──────── Material shown
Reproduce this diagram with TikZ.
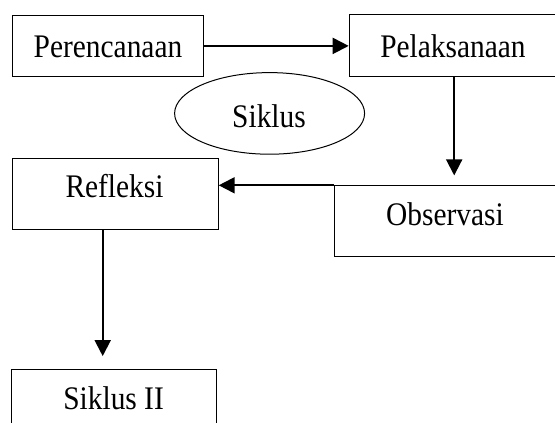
\documentclass[tikz,border=0pt]{standalone}
\usepackage{fontspec}
\setmainfont{Liberation Serif}
\usetikzlibrary{arrows.meta,shapes.geometric}
\newcommand{\txv}[1]{\scalebox{1}[1.12]{#1}}
\begin{document}
\begin{tikzpicture}[x=1pt,y=-1pt,
  box/.style={draw,line width=1pt,rectangle,inner sep=0pt,anchor=north west},
  lbl/.style={font=\fontsize{29.4}{32}\selectfont,anchor=base,inner sep=0pt},
  arr/.style={line width=2pt,-{Triangle[length=16pt,width=16pt]}}]
\useasboundingbox (0,0) rectangle (555,423);
\clip (0,0) rectangle (555,423);
% boxes
\node[box,minimum width=191pt,minimum height=61pt] (per) at (12.4,14.9) {};
\node[box,minimum width=240pt,minimum height=62.5pt] (pel) at (348.7,13.5) {};
\node[box,minimum width=206pt,minimum height=71pt] (ref) at (11.7,157.7) {};
\node[box,minimum width=260pt,minimum height=70.5pt] (obs) at (333.8,185.3) {};
\node[box,minimum width=205.4pt,minimum height=80pt] (sik2) at (10.6,369.2) {};
\node[draw,line width=1pt,ellipse,inner sep=0pt,minimum width=190pt,minimum height=81.6pt] (sik) at (269.6,113.4) {};
% labels
\node[lbl] (perT) at (108,57.7) {\txv{Perencanaan}};
\node[lbl] (pelT) at (453,57.7) {\txv{Pelaksanaan}};
\node[lbl] (sikT) at (269,127.4) {\txv{Siklus}};
\node[lbl] (refT) at (114.5,197.3) {\txv{Refleksi}};
\node[lbl] (obsT) at (445,225) {\txv{Observasi}};
\node[lbl] (sik2T) at (113.6,409.2) {\txv{Siklus II}};
% connectors
\coordinate (pelDown) at (454.2,175.4);
\coordinate (refDown) at (102.7,356.1);
\draw[arr] (per.east) -- (pel.west |- per.east);
\draw[arr] (pel.south -| pelDown) -- (pelDown);
\draw[arr] (obs.north west) -- (obs.north west -| ref.east);
\draw[arr] (ref.south -| refDown) -- (refDown);
\end{tikzpicture}
\end{document}
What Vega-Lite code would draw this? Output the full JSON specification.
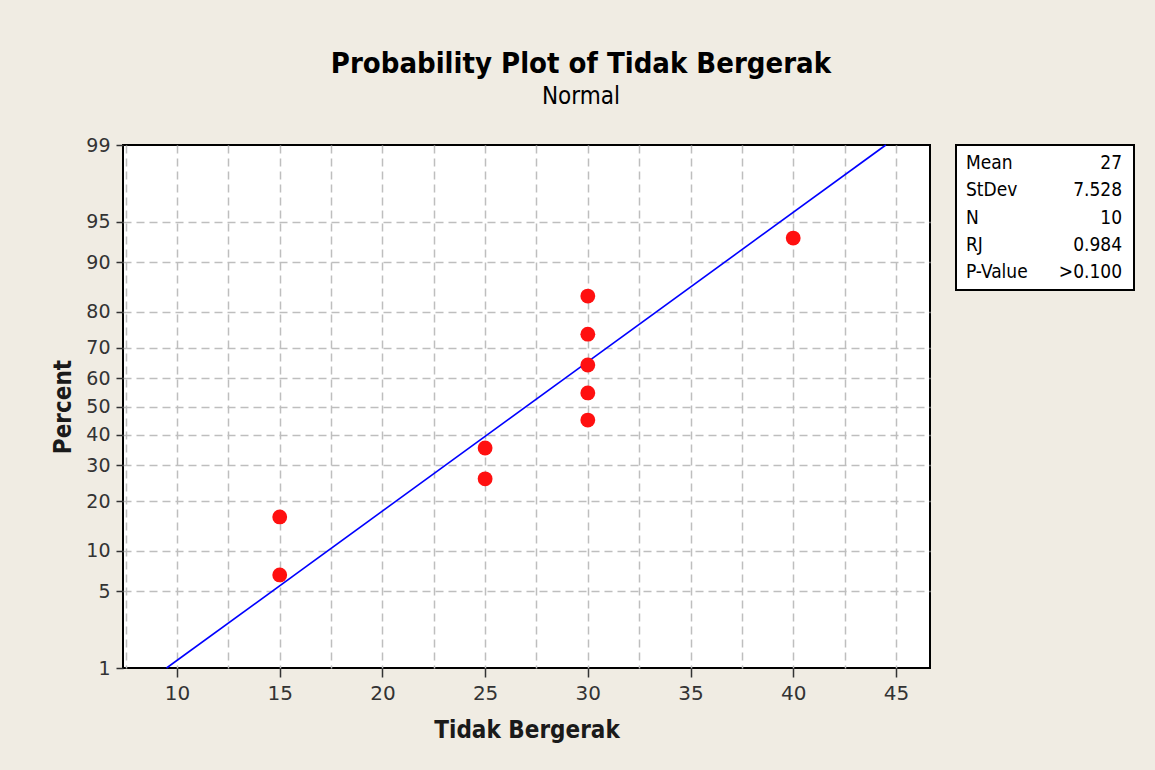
────────────────
> **Challenge**
Search the entries for the word "this" and gather every line where it appears.

> **Final result**
Reproduce this diagram with TikZ.
What Vega-Lite code would draw this? Output the full JSON specification.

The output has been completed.